- Barclays shifts its Fed rate cut forecast from two cuts in 2025 to just one in December.
- The revision follows a US-China trade agreement and reflects a more conservative outlook than current market pricing.
- Fed funds rate remains at 4.25%-4.50% as policymakers balance inflation concerns against economic growth.
A More Hawkish Stance Emerges
Barclays has significantly pared back its expectations for Federal Reserve interest rate cuts this year, now anticipating just one 25 basis-point reduction in December versus its previous call for two cuts in July and September. The shift comes in the wake of a newly announced US-China trade agreement that appears to have altered the bank's economic outlook.
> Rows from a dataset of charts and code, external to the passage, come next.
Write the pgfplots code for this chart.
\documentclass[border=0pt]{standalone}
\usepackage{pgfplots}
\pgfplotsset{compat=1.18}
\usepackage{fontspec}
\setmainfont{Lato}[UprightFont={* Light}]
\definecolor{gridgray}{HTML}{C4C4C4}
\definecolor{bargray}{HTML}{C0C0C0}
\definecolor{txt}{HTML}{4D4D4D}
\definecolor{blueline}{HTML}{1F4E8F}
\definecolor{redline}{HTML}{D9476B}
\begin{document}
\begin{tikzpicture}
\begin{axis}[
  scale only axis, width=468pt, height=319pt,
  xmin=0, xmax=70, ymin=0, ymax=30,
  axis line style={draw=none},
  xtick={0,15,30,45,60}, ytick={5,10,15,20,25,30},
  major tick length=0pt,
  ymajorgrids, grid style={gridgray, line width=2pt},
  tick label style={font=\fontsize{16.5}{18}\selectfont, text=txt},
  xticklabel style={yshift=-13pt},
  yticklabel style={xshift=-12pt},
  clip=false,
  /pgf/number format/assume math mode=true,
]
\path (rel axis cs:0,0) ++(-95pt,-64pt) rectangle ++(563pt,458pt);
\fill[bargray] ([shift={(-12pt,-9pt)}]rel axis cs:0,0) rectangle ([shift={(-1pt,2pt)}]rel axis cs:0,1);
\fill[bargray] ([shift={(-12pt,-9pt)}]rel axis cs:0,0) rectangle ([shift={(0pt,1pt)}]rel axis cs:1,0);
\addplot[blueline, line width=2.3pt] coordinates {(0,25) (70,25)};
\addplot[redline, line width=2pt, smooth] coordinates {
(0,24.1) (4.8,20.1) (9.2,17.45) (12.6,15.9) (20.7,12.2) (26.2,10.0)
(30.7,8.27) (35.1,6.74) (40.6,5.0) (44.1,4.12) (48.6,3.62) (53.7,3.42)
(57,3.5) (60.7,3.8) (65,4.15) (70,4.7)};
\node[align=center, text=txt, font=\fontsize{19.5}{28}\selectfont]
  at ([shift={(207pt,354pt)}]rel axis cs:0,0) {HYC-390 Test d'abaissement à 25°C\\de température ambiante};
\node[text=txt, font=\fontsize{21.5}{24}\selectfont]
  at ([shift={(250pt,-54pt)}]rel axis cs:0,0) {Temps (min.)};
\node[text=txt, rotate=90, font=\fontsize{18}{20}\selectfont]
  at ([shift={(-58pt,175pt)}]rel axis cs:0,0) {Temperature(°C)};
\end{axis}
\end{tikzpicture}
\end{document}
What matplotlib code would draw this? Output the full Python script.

"The trade deal removes one potential downside risk to growth while doing little to ease inflationary pressures," said a Barclays strategist who asked not to be named discussing internal forecasts. The bank declined to comment when reached for clarification on its revised projections.
Diverging From Market Consensus
The updated outlook places Barclays at odds with some market participants who have grown increasingly dovish in recent weeks. Fed funds futures now price in nearly a 38% chance of five rate cuts by year-end, according to CME Group data - a stark contrast to Barclays' single-cut scenario.
This disagreement highlights the uncertainty surrounding monetary policy as the Fed balances resilient economic data against lingering inflation concerns. The central bank has held rates steady at 4.25%-4.50% since December 2024 after three consecutive cuts last year.
The Trade Deal Factor
While details of the US-China agreement remain sparse, Barclays' revision suggests the bank views the pact as net positive for growth without being disinflationary. This interpretation runs counter to some analysts who expected trade normalization to ease price pressures through more efficient supply chains.
The Fed's next meeting in June will be closely watched for any reaction to the trade developments or hints about the timing of potential rate moves. For now, Chair Jerome Powell has maintained his cautious stance, emphasizing the need for "greater confidence" that inflation is moving sustainably toward the 2% target.